I'll pull forward and then back up on my departure track, dropping off #503 to start building my train. 









Of course, now I have to put caboose #501 back on the caboose track. 









I need to get hopper #10, but it's behind a flat car, so I pull both cars off of that yard track. 
http://www.lscdata.com/users/thejoat/Operations/Train2_GS/IMG_5095.JPG 

I drop the hopper off and couple to the caboose. The flat car goes back to the track it was on. I need the tank car and the boxcar on the next track, so I pull them off and couple them to the hopper. My train is complete and I leave the yard. 









My first stop sounds easy. I've got to drop boxcar #105 at the mill. So, I break the train and back #103 up the siding to the mill. 









The only wrinkle here is that I have to pick up the boxcar #110 at the mill, and the boxcar on the interchange siding. 









So, I couple box #103 to #110, and pull forward to the interchange siding, where I drop #110. Now the mill siding is clear and I can drop box #105. I now can go back and get the two boxcars that I left on the siding. 









I put the train back together and proceed up the steep grade, finally crossing the trestle before reaching the hill's peak. 









We head down the grade towards Jackson, and I start thinking about the next maneuver. The hopper is on a trailing point siding and it has to be moved to the facing point siding at Miracle Chair. I break the train and leave it on the main line. Fouling the main isn't a problem on my layout.  The main does have a problem here: it's on a steep grade. So, if I leave the cars here, they will roll away on their own. When I was out at Dave Goodson's in April, he showed me how he dealt with the problem - he used a railroad spike to hold the train in place. I liked this idea, so I have a couple of spikes laying near the grades. 









With just the locomotive, I back down the siding and pick up the hopper. 









I couple the hopper to the front of the train and then I use the passing siding to run around behind the train. 









Once behind, I first remember to remove the spike and then push the train forward. 









I push it so that the hopper clears the siding that leads down to the Chair company. 

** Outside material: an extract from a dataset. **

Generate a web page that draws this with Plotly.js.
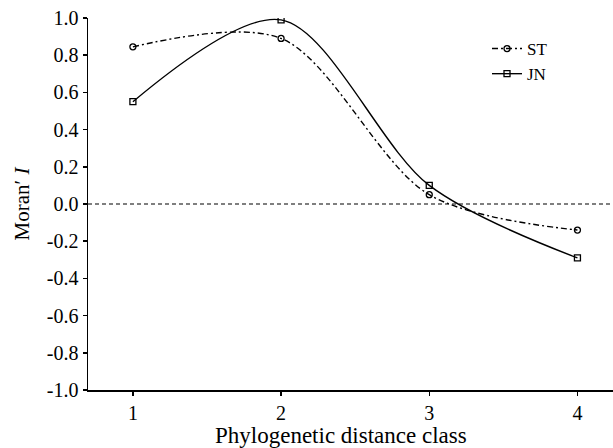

I pull the train back and replace the spike, then run around to pick up the hopper. With the hopper coupled, I back down the siding towards Miracle Chair. 









Unfortunately, there's a boxcar at the Chair Company. I need to move it out of the way, before I can deliver my hopper full of coal. 

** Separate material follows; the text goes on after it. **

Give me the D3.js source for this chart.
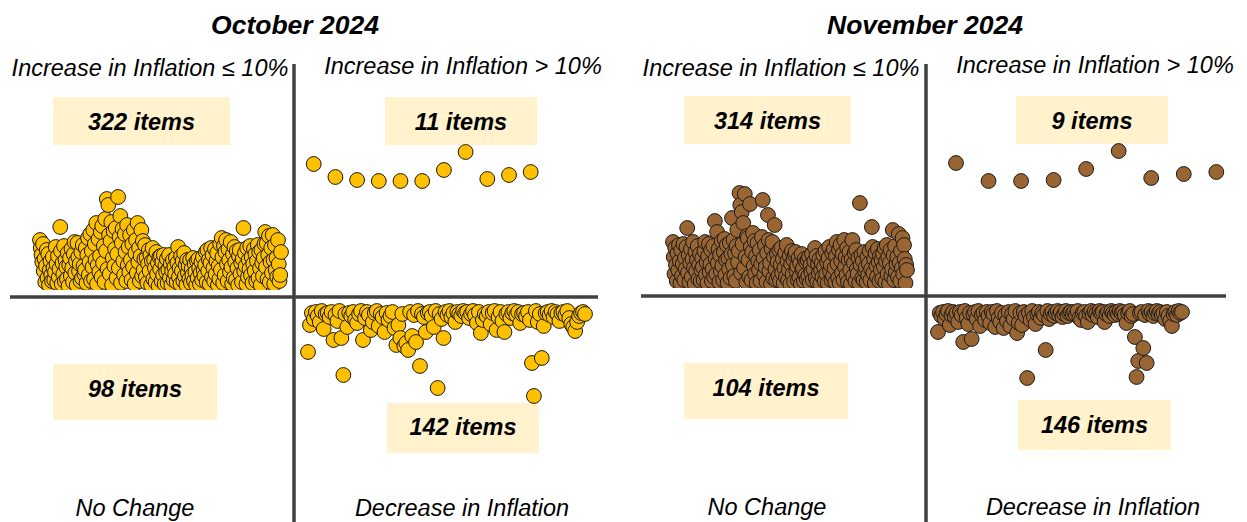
<!DOCTYPE html>
<html><head><meta charset="utf-8">
<script src="https://cdn.jsdelivr.net/npm/d3@7"></script>
<style>
html,body{margin:0;padding:0;background:#fff;}
svg{display:block;font-family:"Liberation Sans",Arial,sans-serif;}
</style></head>
<body>
<svg id="chart" width="1247" height="522"></svg>
<script>
// ---------- DATA ----------
const months = ["October 2024", "November 2024"];
const quadrantLabels = ["Increase in Inflation \u2264 10%", "Increase in Inflation > 10%", "No Change", "Decrease in Inflation"];
const octCounts = [322, 11, 98, 142];   // <=10%, >10%, no change, decrease
const novCounts = [314, 9, 104, 146];

// October: % increase per item, increase <= 10%
const octIncreaseLow = [
5.0,4.2,3.5,2.8,4.6,1.9,3.1,0.8,2.4,4.0,1.2,3.6,0.5,2.0,2.9,1.5,0.9,3.3,2.2,1.0,
1.8,4.3,2.6,0.7,3.4,1.3,2.1,6.3,3.9,0.6,2.7,1.6,4.4,0.9,3.0,2.3,1.1,3.7,0.4,2.5,
3.2,1.4,4.1,2.2,0.8,3.6,4.8,1.7,2.9,0.5,4.7,3.3,1.9,2.6,0.9,3.8,1.2,4.5,2.4,1.6,
2.0,4.2,0.7,3.5,5.2,1.5,2.8,5.6,0.9,3.9,2.3,6.0,1.1,4.6,3.0,6.7,0.6,2.5,5.1,1.8,
3.4,5.8,1.3,6.4,2.7,4.4,0.8,7.1,3.9,9.1,2.1,8.5,5.5,1.6,4.9,6.8,0.5,3.2,5.9,2.4,
4.1,6.2,1.2,3.6,9.3,2.2,5.3,7.4,0.7,4.7,6.1,2.9,1.5,5.6,3.8,0.9,6.5,2.5,4.3,1.8,
5.5,3.0,1.0,4.6,2.3,6.0,0.6,3.7,5.0,1.7,6.7,2.8,4.2,0.9,3.4,6.0,1.4,4.9,2.0,3.1,
4.5,1.3,3.2,0.7,2.6,4.0,1.9,3.5,0.5,2.9,4.2,1.1,3.0,2.2,0.8,3.8,1.6,2.7,0.4,3.3,
2.1,3.4,0.9,2.8,1.5,3.5,0.6,2.4,1.8,3.1,0.7,2.0,3.5,1.2,2.6,0.5,1.9,3.0,1.0,2.3,
1.6,3.2,0.8,2.7,4.3,1.3,2.2,0.6,3.4,1.9,2.9,0.9,3.7,1.4,2.5,0.5,3.0,1.7,2.4,1.1,
3.0,0.7,2.1,1.5,3.2,0.9,2.6,1.8,0.5,2.9,1.2,3.1,2.2,0.6,1.7,2.8,1.0,3.3,2.0,1.4,
2.5,3.8,0.8,4.0,1.9,3.0,0.6,2.7,4.2,1.3,3.5,2.2,0.9,4.1,1.6,2.9,3.7,0.5,2.4,1.1,
4.6,2.0,5.2,3.3,0.7,4.4,1.5,3.8,5.0,2.6,0.9,4.1,3.0,1.8,4.8,2.3,0.6,3.6,1.2,4.3,
2.8,1.0,3.9,2.2,0.5,3.4,4.0,1.6,2.7,0.8,3.1,6.2,1.9,3.7,2.4,0.6,4.2,1.3,3.0,2.1,
4.4,1.5,3.3,0.7,2.6,4.1,1.9,3.6,0.9,2.9,4.5,1.2,3.8,2.2,0.5,4.0,2.7,1.4,3.2,4.6,
5.8,2.3,4.7,1.1,3.5,5.4,0.8,2.8,4.2,1.7,5.5,3.0,0.6,4.5,2.0,3.2,1.3,5.0,2.6,0.9,1.5,3.8
];
// October: % increase per item, increase > 10%
const octIncreaseHigh = [12.6,11.3,11.0,10.9,10.9,10.9,12.0,13.8,11.1,11.5,11.8];
// October: % change per item, decrease
const octDecrease = [
-5.2,-2.5,-1.3,-1.9,-1.2,-1.6,-2.2,-1.1,-2.9,-1.4,
-1.3,-1.7,-1.2,-4.0,-1.5,-2.1,-1.1,-3.8,-7.5,-1.4,
-2.7,-1.3,-1.6,-1.2,-2.0,-2.3,-1.4,-1.1,-4.0,-1.8,
-1.2,-1.5,-3.0,-2.2,-1.3,-1.1,-2.6,-1.4,-1.7,-3.2,
-1.3,-2.0,-1.6,-1.2,-2.8,-4.5,-2.5,-3.8,-1.4,-4.6,
-4.3,-5.0,-1.2,-3.6,-1.5,-4.2,-1.1,-6.6,-1.4,-1.7,
-3.2,-1.3,-1.2,-1.6,-2.7,-1.1,-8.8,-1.4,-1.9,-3.8,
-1.2,-1.5,-1.1,-1.7,-1.3,-2.2,-1.2,-1.4,-1.6,-1.1,
-1.3,-1.2,-1.8,-1.4,-1.1,-1.5,-2.3,-1.2,-3.3,-2.0,
-1.4,-1.6,-1.2,-2.4,-1.3,-1.1,-3.0,-1.7,-1.2,-2.1,
-3.2,-1.4,-1.2,-1.8,-1.3,-1.1,-1.5,-1.2,-2.3,-1.4,
-1.3,-1.6,-1.2,-2.0,-6.3,-9.6,-1.1,-2.2,-1.4,-5.8,
-2.6,-1.3,-1.2,-1.5,-1.1,-1.7,-1.2,-1.4,-2.1,-1.3,
-1.2,-1.5,-1.1,-1.8,-2.4,-2.7,-3.1,-2.2,-1.6,-1.3,-1.2,-1.4
];

// November: % increase per item, increase <= 10%
const novIncreaseLow = [
4.7,3.2,1.5,4.1,2.4,0.8,3.6,1.9,4.4,2.8,0.6,3.9,1.3,2.5,4.5,0.9,3.1,2.0,4.2,6.1,
1.6,3.4,0.7,2.6,4.0,1.2,3.0,4.7,2.1,0.5,3.7,1.8,2.9,4.3,1.0,2.4,3.5,0.8,1.9,3.1,
2.2,0.9,3.8,4.7,1.4,2.7,0.6,3.3,4.5,1.7,2.5,3.9,0.8,2.0,4.3,1.2,6.8,3.0,1.5,5.7,
2.6,4.0,0.7,3.4,1.8,4.8,2.3,0.9,3.7,5.0,1.4,2.9,4.4,0.6,3.1,2.0,4.6,1.1,3.5,7.1,
2.4,4.9,1.3,3.6,0.8,4.3,5.9,2.7,3.8,9.6,8.4,1.6,7.7,4.5,6.6,2.1,9.5,3.2,0.7,5.3,
5.1,2.9,1.2,8.5,4.2,0.9,3.7,5.6,2.3,4.8,1.5,3.3,0.6,4.6,2.8,1.9,3.9,0.8,2.5,5.2,
8.9,3.1,1.4,4.4,2.2,0.7,3.6,7.4,4.9,1.8,2.6,0.5,4.0,4.7,1.1,3.2,6.4,2.0,0.9,3.5,
2.7,1.3,3.9,0.8,2.4,4.1,1.6,3.0,0.6,2.1,3.6,1.2,4.4,2.8,0.9,1.9,3.3,0.5,2.5,3.8,
1.5,2.9,0.7,3.4,3.7,1.8,2.3,0.9,3.1,1.2,2.6,0.5,3.5,1.9,2.1,0.8,3.0,1.4,2.7,1.0,
2.9,1.3,3.2,0.6,2.4,1.7,3.5,0.9,2.0,2.8,4.1,1.1,3.3,0.7,2.5,1.6,3.0,0.5,1.9,2.6,
1.2,3.4,2.2,0.8,3.8,1.5,2.7,0.6,3.1,4.2,1.8,2.4,0.9,3.6,1.3,4.0,2.1,0.7,3.3,4.7,
2.5,1.1,3.9,0.6,4.4,2.8,1.6,3.5,0.9,4.9,2.2,3.2,1.4,4.1,0.7,2.9,3.7,1.9,0.5,3.0,
4.9,1.3,2.6,3.6,0.8,3.9,2.0,1.5,3.1,0.6,8.6,2.4,3.4,1.1,2.8,0.9,3.7,1.8,2.2,0.7,
3.2,1.4,2.5,3.8,0.9,2.0,6.2,4.2,1.6,3.0,0.6,3.6,2.3,1.2,4.0,2.7,0.8,3.3,1.9,2.9,
1.0,3.5,2.2,4.1,0.7,2.8,4.4,1.5,3.2,0.5,2.6,3.9,1.3,2.0,5.9,3.4,0.9,4.3,1.7,2.5,
3.2,1.2,5.5,2.6,0.8,3.8,2.1,5.1,1.5,4.4,3.0,0.6,2.4,1.9
];
// November: % increase per item, increase > 10%
const novIncreaseHigh = [12.6,10.8,10.8,10.9,12.0,13.8,11.1,11.5,11.7];
// November: % change per item, decrease
const novDecrease = [
-3.2,-1.3,-1.6,-1.2,-1.9,-1.4,-1.1,-2.5,-1.5,-1.2,
-1.7,-1.3,-2.2,-1.2,-1.5,-4.2,-1.1,-1.8,-2.4,-1.3,
-3.9,-1.4,-1.2,-1.9,-1.1,-2.6,-1.5,-1.3,-2.0,-1.2,
-1.6,-2.3,-1.2,-1.4,-2.7,-1.1,-1.8,-2.2,-1.3,-2.8,
-1.5,-2.1,-1.2,-2.6,-1.4,-1.9,-1.1,-3.3,-2.3,-1.3,
-2.5,-1.2,-1.6,-7.8,-1.3,-2.0,-1.1,-1.7,-2.4,-1.4,
-1.2,-1.8,-1.3,-1.5,-5.0,-1.1,-1.9,-1.4,-1.2,-1.6,
-1.3,-1.1,-1.5,-1.2,-1.7,-1.4,-1.1,-1.6,-1.3,-1.2,
-1.4,-1.2,-1.5,-1.1,-1.8,-2.0,-1.3,-1.2,-1.6,-2.2,
-1.3,-1.1,-1.5,-1.2,-1.4,-1.7,-1.1,-1.3,-1.2,-2.2,
-1.4,-1.2,-1.6,-1.1,-1.3,-1.5,-1.2,-1.4,-1.1,-1.3,
-1.2,-1.5,-2.3,-1.3,-1.1,-1.6,-1.4,-3.7,-7.7,-6.1,
-1.3,-1.2,-4.8,-1.5,-6.3,-1.1,-1.4,-1.2,-1.6,-1.3,
-1.1,-1.4,-1.2,-1.5,-1.3,-1.9,-1.2,-1.6,-2.1,-2.6,-1.4,-1.2,-1.5,-1.1,-1.3,-1.2
];

// ---------- LAYOUT ----------
const panels = [
  { title: months[0], counts: octCounts, low: octIncreaseLow, high: octIncreaseHigh, dec: octDecrease,
    fill: "#FFC000", titleX: 295, vx: 294, hy: 297, hx: [10, 598], vTop: 64,
    lowX: [40, 281], upBase: 290, clipY: 290, highX: [313.7, 530.7], decX: [308, 585], decBase: 300,
    labelX: [150, 463, 135, 462], labelY: [76, 74, 516, 516],
    boxes: [[53, 97, 177, 48, 8.5], [385, 97, 152, 48, 8.5], [53, 364, 164, 56, 5], [387, 403, 152, 50, 7]] },
  { title: months[1], counts: novCounts, low: novIncreaseLow, high: novIncreaseHigh, dec: novDecrease,
    fill: "#996633", titleX: 925, vx: 926, hy: 296, hx: [641, 1226], vTop: 64,
    lowX: [673, 907], upBase: 289, clipY: 288, highX: [956, 1216.3], decX: [938, 1182], decBase: 300,
    labelX: [781, 1095, 767, 1093], labelY: [76, 73, 515, 515],
    boxes: [[684, 96, 167, 48, 8.5], [1016, 96, 152, 48, 8.5], [684, 363, 164, 56, 5], [1018, 400, 153, 50, 7.5]] }
];

const svg = d3.select("#chart");
const defs = svg.append("defs");
const R = 7.4;

panels.forEach((p, pi) => {
  const g = svg.append("g");

  // count boxes
  p.boxes.forEach((b, bi) => {
    g.append("rect").attr("x", b[0]).attr("y", b[1]).attr("width", b[2]).attr("height", b[3])
      .attr("fill", "#FFF2CC");
    g.append("text").attr("x", b[0] + b[2] / 2).attr("y", b[1] + b[3] / 2 + b[4])
      .attr("text-anchor", "middle").attr("font-size", 23.5).attr("font-weight", "bold")
      .attr("font-style", "italic").attr("fill", "#000").text(p.counts[bi] + " items");
  });

  // scales
  const xLow = d3.scaleLinear().domain([0, p.low.length - 1]).range(p.lowX);
  const xHigh = d3.scaleLinear().domain([0, p.high.length - 1]).range(p.highX);
  const xDec = d3.scaleLinear().domain([0, p.dec.length - 1]).range(p.decX);
  const yUp = d3.scaleLinear().domain([0, 14]).range([p.upBase, p.upBase - 140]);
  const yDown = d3.scaleLinear().domain([0, -10]).range([p.decBase, p.decBase + 100]);

  const clipId = "clipLow" + pi;
  defs.append("clipPath").attr("id", clipId).append("rect")
    .attr("x", p.lowX[0] - 20).attr("y", 0).attr("width", p.lowX[1] - p.lowX[0] + 40).attr("height", p.clipY);

  const dot = sel => sel.attr("r", R).attr("fill", p.fill).attr("stroke", "#1a1a1a").attr("stroke-width", 1);

  g.append("g").attr("clip-path", `url(#${clipId})`).selectAll("circle").data(p.low).join("circle")
    .attr("cx", (d, i) => xLow(i)).attr("cy", d => yUp(d)).call(dot);
  g.append("g").selectAll("circle").data(p.high).join("circle")
    .attr("cx", (d, i) => xHigh(i)).attr("cy", d => yUp(d)).call(dot);
  g.append("g").selectAll("circle").data(p.dec).join("circle")
    .attr("cx", (d, i) => xDec(i)).attr("cy", d => yDown(d)).call(dot);

  // axes (quadrant dividers)
  g.append("line").attr("x1", p.vx).attr("x2", p.vx).attr("y1", p.vTop).attr("y2", 522)
    .attr("stroke", "#404040").attr("stroke-width", 3.5);
  g.append("line").attr("x1", p.hx[0]).attr("x2", p.hx[1]).attr("y1", p.hy).attr("y2", p.hy)
    .attr("stroke", "#404040").attr("stroke-width", 3.5);

  // title
  g.append("text").attr("x", p.titleX).attr("y", 34).attr("text-anchor", "middle")
    .attr("font-size", 26.5).attr("font-weight", "bold").attr("font-style", "italic").text(p.title);

  // quadrant labels
  quadrantLabels.forEach((t, k) => {
    g.append("text").attr("x", p.labelX[k]).attr("y", p.labelY[k]).attr("text-anchor", "middle")
      .attr("font-size", 23.5).attr("font-style", "italic").attr("fill", "#000").text(t);
  });
});
</script>
</body></html>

I pull forward and pull the boxcar off the Chair Company siding. 









Once I clear the switch, I pull forward and drop the boxcar, leaving the way clear to locate the hopper next to the Chair Company. 









I go back and grab the boxcar and put it back on the Chair siding. 









My last pickup is at Matheson Textiles. This one is easy - I just need to back up and couple to J&B boxcar #121. 









I head up the siding and rejoin my train. Before leaving Jackson, I stop for water. 









My switching is done and I head out of Jackson to the rest of the (unmodeled) railroad.


----------



## Dougald (Jan 2, 2008)

A nivce bit of running with some great photos Bruce. And the J&B RR looks wonderful. 

While we were away on our recent trip chasing eastern ng steam, I drove Bruce crazy with switching puzzles ... it must have helped as Bruce and Jean made a good team for all the switching during the Invasion! 

Regards ... Doug


----------



## Fred (Jan 2, 2008)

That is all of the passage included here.